In an anteroom, the polished goods sparkle like a thousand gold records. Millions of dollars of merchandise are made up of cymbals like the Sizzle Bell, Brilliant Splash, ION Crash, Sultan China, 20″ Gong and Turkish Ride. We challenge any passing visitor with a drumstick in hand not to belt the life out of every one of them.
Such success doesn’t come overnight. As Arman explains, ‘In the cymbal making business, we teach and train our skilled workers.’ Such bespoke talent simply isn’t found on the shelf. To train one skilled cymbal maker, let alone a master cymbalsmith, takes years.

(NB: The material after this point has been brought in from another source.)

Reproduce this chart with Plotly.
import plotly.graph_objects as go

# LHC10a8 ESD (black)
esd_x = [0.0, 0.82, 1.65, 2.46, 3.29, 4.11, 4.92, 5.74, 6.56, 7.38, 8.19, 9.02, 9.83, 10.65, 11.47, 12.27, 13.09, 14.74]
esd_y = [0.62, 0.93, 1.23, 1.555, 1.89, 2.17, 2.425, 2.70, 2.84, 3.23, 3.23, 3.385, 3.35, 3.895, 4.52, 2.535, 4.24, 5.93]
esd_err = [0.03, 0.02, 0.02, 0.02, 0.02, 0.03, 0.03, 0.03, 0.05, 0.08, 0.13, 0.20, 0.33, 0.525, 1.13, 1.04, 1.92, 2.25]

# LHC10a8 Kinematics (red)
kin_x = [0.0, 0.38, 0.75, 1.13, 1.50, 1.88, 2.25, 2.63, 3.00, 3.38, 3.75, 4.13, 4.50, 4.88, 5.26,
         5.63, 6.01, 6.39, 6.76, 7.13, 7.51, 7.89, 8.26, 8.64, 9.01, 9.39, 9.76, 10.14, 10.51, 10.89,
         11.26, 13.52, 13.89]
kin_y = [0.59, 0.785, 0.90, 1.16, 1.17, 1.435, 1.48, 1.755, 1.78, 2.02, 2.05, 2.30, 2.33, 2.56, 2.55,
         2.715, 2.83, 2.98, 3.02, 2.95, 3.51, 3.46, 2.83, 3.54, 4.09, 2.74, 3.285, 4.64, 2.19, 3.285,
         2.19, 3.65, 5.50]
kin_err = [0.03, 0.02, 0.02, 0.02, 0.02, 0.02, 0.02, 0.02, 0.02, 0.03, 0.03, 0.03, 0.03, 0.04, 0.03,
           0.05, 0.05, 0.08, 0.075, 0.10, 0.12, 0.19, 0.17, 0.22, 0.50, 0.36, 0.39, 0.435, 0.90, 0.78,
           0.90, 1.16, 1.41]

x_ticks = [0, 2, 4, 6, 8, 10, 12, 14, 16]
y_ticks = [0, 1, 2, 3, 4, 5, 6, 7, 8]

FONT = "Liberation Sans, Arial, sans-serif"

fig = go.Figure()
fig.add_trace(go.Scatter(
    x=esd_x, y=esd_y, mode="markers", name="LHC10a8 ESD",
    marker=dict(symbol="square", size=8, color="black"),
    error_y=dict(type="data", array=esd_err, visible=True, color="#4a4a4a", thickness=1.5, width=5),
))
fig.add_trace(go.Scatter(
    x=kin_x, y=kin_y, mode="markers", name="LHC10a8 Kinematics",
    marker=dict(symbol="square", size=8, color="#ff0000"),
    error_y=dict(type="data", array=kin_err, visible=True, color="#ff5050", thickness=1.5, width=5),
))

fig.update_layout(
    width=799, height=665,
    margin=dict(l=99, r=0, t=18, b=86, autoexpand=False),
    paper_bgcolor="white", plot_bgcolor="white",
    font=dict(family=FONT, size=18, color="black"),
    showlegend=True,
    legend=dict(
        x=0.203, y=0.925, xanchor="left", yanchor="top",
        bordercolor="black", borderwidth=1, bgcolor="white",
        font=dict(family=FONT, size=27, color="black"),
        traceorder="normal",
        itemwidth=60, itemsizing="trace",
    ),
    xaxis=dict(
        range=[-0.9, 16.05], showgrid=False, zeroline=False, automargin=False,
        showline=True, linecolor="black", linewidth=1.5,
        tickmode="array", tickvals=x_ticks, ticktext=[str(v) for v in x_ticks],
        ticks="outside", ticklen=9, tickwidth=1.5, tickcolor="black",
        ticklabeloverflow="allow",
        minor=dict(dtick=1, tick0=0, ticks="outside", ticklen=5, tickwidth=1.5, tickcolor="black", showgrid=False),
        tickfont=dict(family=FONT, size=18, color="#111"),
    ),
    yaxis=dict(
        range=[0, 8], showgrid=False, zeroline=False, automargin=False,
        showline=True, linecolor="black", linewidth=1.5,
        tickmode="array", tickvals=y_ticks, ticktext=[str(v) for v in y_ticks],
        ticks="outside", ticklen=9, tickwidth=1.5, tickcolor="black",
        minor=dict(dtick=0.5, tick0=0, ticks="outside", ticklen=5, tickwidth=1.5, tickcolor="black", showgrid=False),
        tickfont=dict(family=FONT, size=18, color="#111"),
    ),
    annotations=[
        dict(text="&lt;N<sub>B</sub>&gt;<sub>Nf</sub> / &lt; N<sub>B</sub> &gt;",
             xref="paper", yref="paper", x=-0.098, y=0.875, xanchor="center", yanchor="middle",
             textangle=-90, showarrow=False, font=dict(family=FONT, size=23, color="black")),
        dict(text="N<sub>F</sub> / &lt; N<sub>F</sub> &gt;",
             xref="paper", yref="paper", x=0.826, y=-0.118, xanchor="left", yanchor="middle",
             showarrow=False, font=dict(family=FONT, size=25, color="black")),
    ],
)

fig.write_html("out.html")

Istanbul Agop’s location at the world’s trading crossroads certainly helps to spur the business forward. ‘[Turkey offers] advantages compared to some other European countries as production and labour costs are less,’ continues Arman. Their factory is in a part of industrial Istanbul that few tourists see. This allows the Tomurcuk brothers to source raw materials, before the cymbals are hand-finished and flown around Europe, the US and the Middle East.
But it isn’t all plain sailing. According to Arman, ‘The biggest challenges we see in the future for cymbal production concern raw material price increases.’ Although Istanbul Agop’s metal cymbal recipe is a company secret, it involves boatloads of copper, a commodity that rose from $1 per pound in 2004 to $4.50 less than a decade later. Recent fluctuations in the Turkish lira make it cheaper for tourists to visit – but much more expensive to import materials from abroad.
Not only that. Sarkis adds, ‘New cymbal manufacturers are joining the game to grab a market share.’ But Istanbul Agop has a secret weapon. The company leads the market in terms of sound and prestige, and doesn’t mind boasting about it. ‘Social media and webpages are great tools to keep your customers up to date,’ continues Sarkis, whose company blog is a lesson in inspirational persuasion.
Alas, the most effective way for Sarkis and Arman to further the family business is by artist endorsement. If Istanbul Agop cymbals are seen by 12 million potential customers (the current number of views for the Lenny Kravitz video ‘Are You Gonna Go My Way’), it’s the best marketing in the world.
‘An artist’s talent, skills, publicity and visibility are very inspiring to other musicians and younger generations,’ confirms Sarkis. If rock stars from past and present could see the passion on Istanbul Agop’s factory floor, they’d doubtless be even more proud of their truly handmade and essential piece of kit.